Il buddismo e il Tibet presto potrebbero trovarsi senza una guida. Il Dalai Lama, in un’intervista al quotidiano Welt am Sonntag, ha infatti chiesto di non scegliere alcun successore dopo la sua morte. “L’istituzione del Dalai Lama ha fatto il suo tempo” ha detto il leader spirituale, premio Nobel per la pace nel 1989. Questo perché il “Buddismo tibetano – ha proseguito– non dipende da un solo individuo. Abbiamo una buona organizzazione della quale fanno parte monaci e studiosi altamente qualificati”.

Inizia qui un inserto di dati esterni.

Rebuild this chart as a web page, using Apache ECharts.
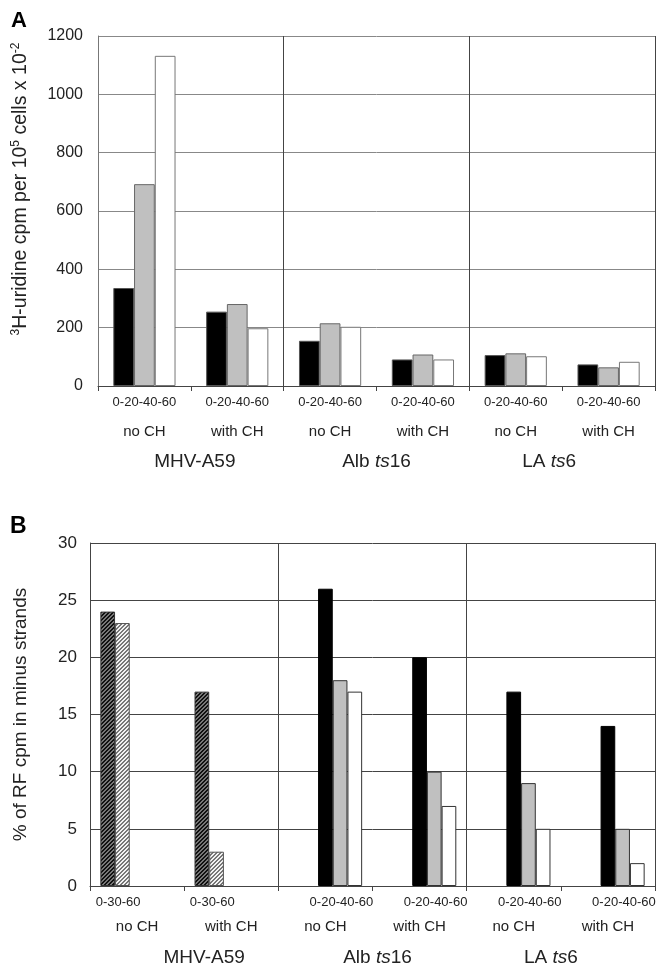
<!DOCTYPE html>
<html>
<head>
<meta charset="utf-8">
<script src="https://cdn.jsdelivr.net/npm/echarts@6/dist/echarts.min.js"></script>
<style>
  html, body { margin: 0; padding: 0; background: #fff; }
  #chart { width: 656px; height: 967px; }
</style>
</head>
<body>
<div id="chart"></div>
<script>
// categories
const viruses = ['MHV-A59', 'Alb {i|ts}16', 'LA {i|ts}6']
const treatments = ['no CH', 'with CH', 'no CH', 'with CH', 'no CH', 'with CH']
const timesA = ['0-20-40-60', '0-20-40-60', '0-20-40-60', '0-20-40-60', '0-20-40-60', '0-20-40-60']
const timesB = ['0-30-60', '0-30-60', '0-20-40-60', '0-20-40-60', '0-20-40-60', '0-20-40-60']

// panel A: 3H-uridine incorporation
const a0to20 = [336, 255, 155, 91, 106, 74]
const a20to40 = [692, 281, 215, 108, 112, 64]
const a40to60 = [1132, 198, 203, 91, 102, 83]

// panel B: % of RF cpm in minus strands
const b0to30 = [24, 17, null, null, null, null]
const b30to60 = [23, 3, null, null, null, null]
const b0to20 = [null, null, 26, 20, 17, 14]
const b20to40 = [null, null, 18, 10, 9, 5]
const b40to60 = [null, null, 17, 7, 5, 2]

const FONT = 'Liberation Sans, Arial, sans-serif'

function hatch(bg, fg) {
  const c = document.createElement('canvas')
  c.width = 4
  c.height = 4
  const ctx = c.getContext('2d')
  ctx.fillStyle = bg
  ctx.fillRect(0, 0, 4, 4)
  ctx.fillStyle = fg
  for (let y = 0; y < 4; y++) {
    for (let x = 0; x < 4; x++) {
      if ((x + y) % 4 < 2) ctx.fillRect(x, y, 1, 1)
    }
  }
  return { image: c, repeat: 'repeat' }
}

const chart = echarts.init(document.getElementById('chart'))

function xAxes(gridIndex, times, opts) {
  return [
    {
      gridIndex,
      type: 'category',
      position: 'bottom',
      data: times.map((t, i) => ({ value: t, textStyle: { padding: opts.timePad ? opts.timePad(i) : 0 } })),
      axisLine: { show: true, lineStyle: { color: '#444', width: 1 } },
      axisTick: { show: true, length: 5, lineStyle: { color: '#444' } },
      axisLabel: { interval: 0, fontSize: 13, color: '#222', margin: opts.m1 },
      splitLine: { show: false }
    },
    {
      gridIndex,
      type: 'category',
      position: 'bottom',
      data: treatments,
      axisLine: { show: false },
      axisTick: { show: false },
      axisLabel: { interval: 0, fontSize: 15, color: '#222', margin: opts.m2 },
      splitLine: { show: false }
    },
    {
      gridIndex,
      type: 'category',
      position: 'bottom',
      data: viruses.map((v, i) => ({ value: v, textStyle: { padding: opts.virusPad[i] } })),
      axisLine: { show: false },
      axisTick: { show: false },
      axisLabel: {
        interval: 0, fontSize: 19, color: '#222', margin: opts.m3,
        rich: { i: { fontSize: 19, fontStyle: 'italic', color: '#222' } }
      },
      splitLine: { show: true, lineStyle: { color: '#444', width: 1 } }
    }
  ]
}

function barSeries(name, data, xi, yi, color, border) {
  return {
    name,
    type: 'bar',
    xAxisIndex: xi,
    yAxisIndex: yi,
    data,
    barGap: 0,
    barCategoryGap: yi === 0 ? '33%' : '22%',
    itemStyle: { color, borderColor: border, borderWidth: 1 },
    emphasis: { disabled: true }
  }
}

const option = {
  animation: false,
  backgroundColor: '#fff',
  textStyle: { fontFamily: FONT },
  title: [
    { text: 'A', left: 11, top: 10, padding: 0, textStyle: { fontSize: 22, fontWeight: 'bold', color: '#000', fontFamily: FONT } },
    { text: 'B', left: 10, top: 515, padding: 0, textStyle: { fontSize: 23, fontWeight: 'bold', color: '#000', fontFamily: FONT } }
  ],
  grid: [
    { left: 98, top: 36, width: 557, height: 350, outerBoundsMode: 'none', containLabel: false },
    { left: 90, top: 543, width: 565, height: 343, outerBoundsMode: 'none', containLabel: false }
  ],
  xAxis: [
    ...xAxes(0, timesA, { m1: 10, m2: 38, m3: 66, virusPad: [[0, 0, 0, 8], 0, [0, 26, 0, 0]] }),
    ...xAxes(1, timesB, {
      m1: 10, m2: 33, m3: 62,
      virusPad: [[0, 0, 0, 40], [0, 0, 0, 10], [0, 20, 0, 0]],
      timePad: i => (i < 2 ? [0, 38, 0, 0] : [0, 0, 0, 32])
    })
  ],
  yAxis: [
    {
      gridIndex: 0,
      type: 'value',
      min: 0,
      max: 1200,
      interval: 200,
      name: '{sup|3}H-uridine cpm per 10{sup|5} cells x 10{sup|-2}',
      nameLocation: 'middle',
      nameGap: 66,
      nameTextStyle: {
        fontSize: 19.5, color: '#222', lineHeight: 22, padding: [0, 0, 0, 44],
        rich: { sup: { fontSize: 12, verticalAlign: 'top', lineHeight: 12, color: '#222' } }
      },
      axisLine: { show: true, lineStyle: { color: '#777' } },
      axisTick: { show: false },
      axisLabel: { fontSize: 16, color: '#222', margin: 15, formatter: v => String(v) },
      splitLine: { show: true, lineStyle: { color: '#888', width: 1 } }
    },
    {
      gridIndex: 1,
      type: 'value',
      min: 0,
      max: 30,
      interval: 5,
      name: '% of RF cpm in minus strands',
      nameLocation: 'middle',
      nameGap: 60,
      nameTextStyle: { fontSize: 19, color: '#222' },
      axisLine: { show: true, lineStyle: { color: '#444' } },
      axisTick: { show: false },
      axisLabel: { fontSize: 17, color: '#222', margin: 13, formatter: v => String(v) },
      splitLine: { show: true, lineStyle: { color: '#444', width: 1 } }
    }
  ],
  series: [
    barSeries('0-20 min', a0to20, 0, 0, '#000', '#555'),
    barSeries('20-40 min', a20to40, 0, 0, '#c0c0c0', '#666'),
    barSeries('40-60 min', a40to60, 0, 0, '#fff', '#777'),
    barSeries('0-30 min', b0to30, 3, 1, hatch('#777', '#111'), '#333'),
    barSeries('30-60 min', b30to60, 3, 1, hatch('#f2f2f2', '#777'), '#555'),
    barSeries('0-20 min', b0to20, 3, 1, '#000', '#000'),
    barSeries('20-40 min', b20to40, 3, 1, '#c0c0c0', '#333'),
    barSeries('40-60 min', b40to60, 3, 1, '#fff', '#333')
  ]
}

chart.setOption(option)
</script>
</body>
</html>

A chi spetterà, dunque, adottare le decisioni vitali per la comunità? Ai politici, che già da quasi tredici anni sono investiti di maggiori responsabilità e funzioni. Ma l’orizzonte di un buddismo privo della sua massima carica sembra ancora lontano. Il Dalai Lama, nonostante i suoi quasi 80 anni di età, vede ancora un lungo cammino davanti a sé: “Secondo i medici che mi hanno visitato – ha raccontato ancora al Die Welt – arriverò a 100 anni. Stando ai miei sogni a 113. Ma 100, credo, saranno sicuri”.
Il Dalai Lama, che ha ammesso di avere una forte nostalgia del Tibet dopo 50 anni di esilio, vede con ottimismo la nuova situazione politica in Cina. “Sotto il presidente Xi Jinping è iniziata una nuova era” ha affermato la guida spirituale “vuole creare una società più armoniosa rispetto a quella del suo predecessore Hu Jintao. Inoltre, nella sua visita a Parigi del marzo scorso, aveva definito il buddismo come una parte importante della cultura cinese”. Dure critiche sono state invece espresse nei confronti di Vladimir Putin: “Dapprima è stato presidente, poi premier e poi di nuovo presidente, un po’ troppo. Ciò dimostra che è molto egocentrico: io, io, io!”